Indie-rock three-piece Sweater Curse seem a little nervous as the first musicians on stage this evening, but the band's youthful energy is quickly channelled into an earnest and endearing performance. The two bass- and guitar-wielding singers trade vocals and harmonise with each other over fuzzy guitar riffs, although it's the drummer's open-handed technique that proves the most captivating.

However, Brisbane rapper Miss Blanks is impossible to ignore. She's obviously not been chosen as an opener due to any aesthetic similarities with Cloher's music and, for this reason, her presence seems one of the most striking decisions of the night. Strutting and pacing around the stage, she's a confident performer, rapping along with her backing tracks and encouraging the crowd to "get it popping".
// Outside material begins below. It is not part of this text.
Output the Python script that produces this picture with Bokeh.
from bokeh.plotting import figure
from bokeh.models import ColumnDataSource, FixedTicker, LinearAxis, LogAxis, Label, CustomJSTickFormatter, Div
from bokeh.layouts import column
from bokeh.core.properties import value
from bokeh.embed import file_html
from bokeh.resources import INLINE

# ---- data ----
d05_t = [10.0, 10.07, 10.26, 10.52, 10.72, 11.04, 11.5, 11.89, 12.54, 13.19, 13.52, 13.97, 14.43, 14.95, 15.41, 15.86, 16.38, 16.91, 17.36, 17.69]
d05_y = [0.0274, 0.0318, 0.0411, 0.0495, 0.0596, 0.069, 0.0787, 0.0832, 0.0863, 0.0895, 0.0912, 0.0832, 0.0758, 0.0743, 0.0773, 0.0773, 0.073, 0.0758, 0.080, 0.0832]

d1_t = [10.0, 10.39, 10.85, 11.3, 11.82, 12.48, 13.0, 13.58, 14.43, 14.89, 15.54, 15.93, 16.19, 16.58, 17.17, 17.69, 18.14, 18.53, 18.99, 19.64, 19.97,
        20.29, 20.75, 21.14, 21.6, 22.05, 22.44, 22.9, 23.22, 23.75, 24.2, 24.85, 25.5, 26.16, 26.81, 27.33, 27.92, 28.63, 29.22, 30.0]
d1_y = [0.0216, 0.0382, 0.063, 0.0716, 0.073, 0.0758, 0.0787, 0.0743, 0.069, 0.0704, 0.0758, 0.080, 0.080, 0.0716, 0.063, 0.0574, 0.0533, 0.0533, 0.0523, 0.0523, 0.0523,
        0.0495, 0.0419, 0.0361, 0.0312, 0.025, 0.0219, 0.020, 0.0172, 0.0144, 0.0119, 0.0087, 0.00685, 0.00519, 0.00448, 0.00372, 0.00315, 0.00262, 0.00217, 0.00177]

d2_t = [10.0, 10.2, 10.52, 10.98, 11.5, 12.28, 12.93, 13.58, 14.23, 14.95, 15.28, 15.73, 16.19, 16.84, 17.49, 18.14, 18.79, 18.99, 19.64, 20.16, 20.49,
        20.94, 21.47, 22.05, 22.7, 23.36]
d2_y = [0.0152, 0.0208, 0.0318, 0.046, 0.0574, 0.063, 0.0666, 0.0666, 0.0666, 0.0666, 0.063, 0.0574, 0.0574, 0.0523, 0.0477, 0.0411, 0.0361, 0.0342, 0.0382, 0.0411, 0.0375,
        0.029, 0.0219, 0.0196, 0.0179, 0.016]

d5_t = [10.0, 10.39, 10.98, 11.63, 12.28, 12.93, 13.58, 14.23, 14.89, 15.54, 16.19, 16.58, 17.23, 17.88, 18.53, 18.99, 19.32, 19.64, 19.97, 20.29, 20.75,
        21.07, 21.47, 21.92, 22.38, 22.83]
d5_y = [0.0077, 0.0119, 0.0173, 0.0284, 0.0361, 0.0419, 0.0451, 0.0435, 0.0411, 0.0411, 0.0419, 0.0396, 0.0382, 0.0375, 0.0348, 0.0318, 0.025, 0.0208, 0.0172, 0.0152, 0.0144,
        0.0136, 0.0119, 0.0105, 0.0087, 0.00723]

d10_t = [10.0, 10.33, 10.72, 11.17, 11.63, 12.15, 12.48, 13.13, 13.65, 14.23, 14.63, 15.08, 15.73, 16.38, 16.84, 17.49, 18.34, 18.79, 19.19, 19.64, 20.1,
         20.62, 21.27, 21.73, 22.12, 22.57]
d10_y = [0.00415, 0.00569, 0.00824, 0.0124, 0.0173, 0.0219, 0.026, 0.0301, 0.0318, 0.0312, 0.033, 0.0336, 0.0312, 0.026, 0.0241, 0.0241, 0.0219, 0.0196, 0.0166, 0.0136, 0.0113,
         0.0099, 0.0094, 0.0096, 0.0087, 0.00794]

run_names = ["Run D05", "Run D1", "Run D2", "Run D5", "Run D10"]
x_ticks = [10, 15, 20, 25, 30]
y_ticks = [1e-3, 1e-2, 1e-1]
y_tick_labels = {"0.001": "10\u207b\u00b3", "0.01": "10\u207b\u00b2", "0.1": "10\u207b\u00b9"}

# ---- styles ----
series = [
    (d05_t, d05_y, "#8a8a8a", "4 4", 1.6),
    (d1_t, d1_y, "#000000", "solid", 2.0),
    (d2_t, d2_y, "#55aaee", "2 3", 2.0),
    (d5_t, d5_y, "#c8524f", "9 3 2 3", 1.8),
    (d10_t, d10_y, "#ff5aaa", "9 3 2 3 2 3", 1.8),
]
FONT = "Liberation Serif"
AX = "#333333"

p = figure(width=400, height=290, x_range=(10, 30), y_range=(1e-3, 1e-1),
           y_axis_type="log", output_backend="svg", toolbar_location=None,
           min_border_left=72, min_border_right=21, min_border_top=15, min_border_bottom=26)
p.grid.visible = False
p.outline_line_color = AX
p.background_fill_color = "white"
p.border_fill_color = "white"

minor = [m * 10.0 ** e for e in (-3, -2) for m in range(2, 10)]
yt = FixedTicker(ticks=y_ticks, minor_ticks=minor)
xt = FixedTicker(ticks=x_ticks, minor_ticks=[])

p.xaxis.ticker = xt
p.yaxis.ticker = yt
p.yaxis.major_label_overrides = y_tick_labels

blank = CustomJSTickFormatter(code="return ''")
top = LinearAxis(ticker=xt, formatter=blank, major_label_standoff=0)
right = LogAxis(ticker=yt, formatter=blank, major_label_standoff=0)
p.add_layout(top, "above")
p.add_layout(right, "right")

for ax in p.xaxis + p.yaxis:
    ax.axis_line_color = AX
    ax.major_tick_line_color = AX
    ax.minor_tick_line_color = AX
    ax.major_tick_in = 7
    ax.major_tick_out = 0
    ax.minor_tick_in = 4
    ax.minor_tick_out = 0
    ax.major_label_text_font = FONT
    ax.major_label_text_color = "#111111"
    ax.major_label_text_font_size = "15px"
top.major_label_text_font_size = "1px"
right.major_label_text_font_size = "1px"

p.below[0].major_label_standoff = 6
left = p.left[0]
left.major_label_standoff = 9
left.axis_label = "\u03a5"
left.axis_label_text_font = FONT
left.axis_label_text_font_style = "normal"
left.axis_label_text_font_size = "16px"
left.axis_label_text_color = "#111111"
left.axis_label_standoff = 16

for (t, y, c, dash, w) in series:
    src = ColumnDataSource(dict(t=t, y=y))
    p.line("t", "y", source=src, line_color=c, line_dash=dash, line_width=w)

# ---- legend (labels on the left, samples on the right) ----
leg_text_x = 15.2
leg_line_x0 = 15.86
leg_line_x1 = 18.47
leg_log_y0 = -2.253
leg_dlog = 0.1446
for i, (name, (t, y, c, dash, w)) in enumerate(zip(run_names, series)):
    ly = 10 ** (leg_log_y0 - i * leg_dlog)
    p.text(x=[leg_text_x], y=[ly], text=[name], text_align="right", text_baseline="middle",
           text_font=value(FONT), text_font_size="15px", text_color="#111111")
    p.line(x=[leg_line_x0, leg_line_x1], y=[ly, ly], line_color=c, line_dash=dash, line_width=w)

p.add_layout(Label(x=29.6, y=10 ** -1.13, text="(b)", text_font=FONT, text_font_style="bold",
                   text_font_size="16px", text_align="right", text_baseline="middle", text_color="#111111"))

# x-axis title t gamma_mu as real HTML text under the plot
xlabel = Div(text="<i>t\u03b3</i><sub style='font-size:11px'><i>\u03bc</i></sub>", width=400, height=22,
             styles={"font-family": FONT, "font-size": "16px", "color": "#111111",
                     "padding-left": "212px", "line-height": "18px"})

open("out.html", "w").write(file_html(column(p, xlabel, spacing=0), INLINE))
While it takes some time for the reserved audience to come around to Miss Blanks, there's a restless sense of anticipation that greets Jen Cloher as she takes the stage. Her three-piece band this evening - consisting of long-time drummer Jen Sholakis, bassist Bones Sloane and her partner Courtney Barnett on guitar - are dressed in various shades and styles of black, their nondescript clothing drawing attention to Cloher's songwriting as she opens the set with Regional Echo. The song features some distinctly Australian poetry and the influence of poets like Les Murray and Dorothy Porter can be heard in her lyrics as she evokes the qualities of the suburban sprawl in fetid detail, singing of prawns marinating in wheelie bins and dead bats hanging from power lines.

The band sound every bit as scrappy and dissonant as songs like Forgot Myself, Shoegazers and Analysis Paralysis require, although it's Barnett's screeching guitar melody throughout the long tail of Sensory Memory that transcends, due in no small part to the song's gradual build from a lonely guitar strum into a streamlined cacophony of distortion.

Toothless Tiger, Stone Age Brain and Fear Is Like A Forest are back-catalogue highlights, distinctly poppier than her recent work, which she returns to with Great Australian Bite. The song is simultaneously a love letter to Australian music and a condemnation of the industry's failure to support its musicians. She follows it with another equally personal and political statement, shredding the guitar during Strong Woman.

She dedicates an acoustic encore performance of Dark Art to Jet Black Cat Music owner Shannon Logan, before inviting the band back to finish the set with Name In Lights. "There's nothing left to say, my words are anti-sounds," she sings, before the letting the music speak for itself.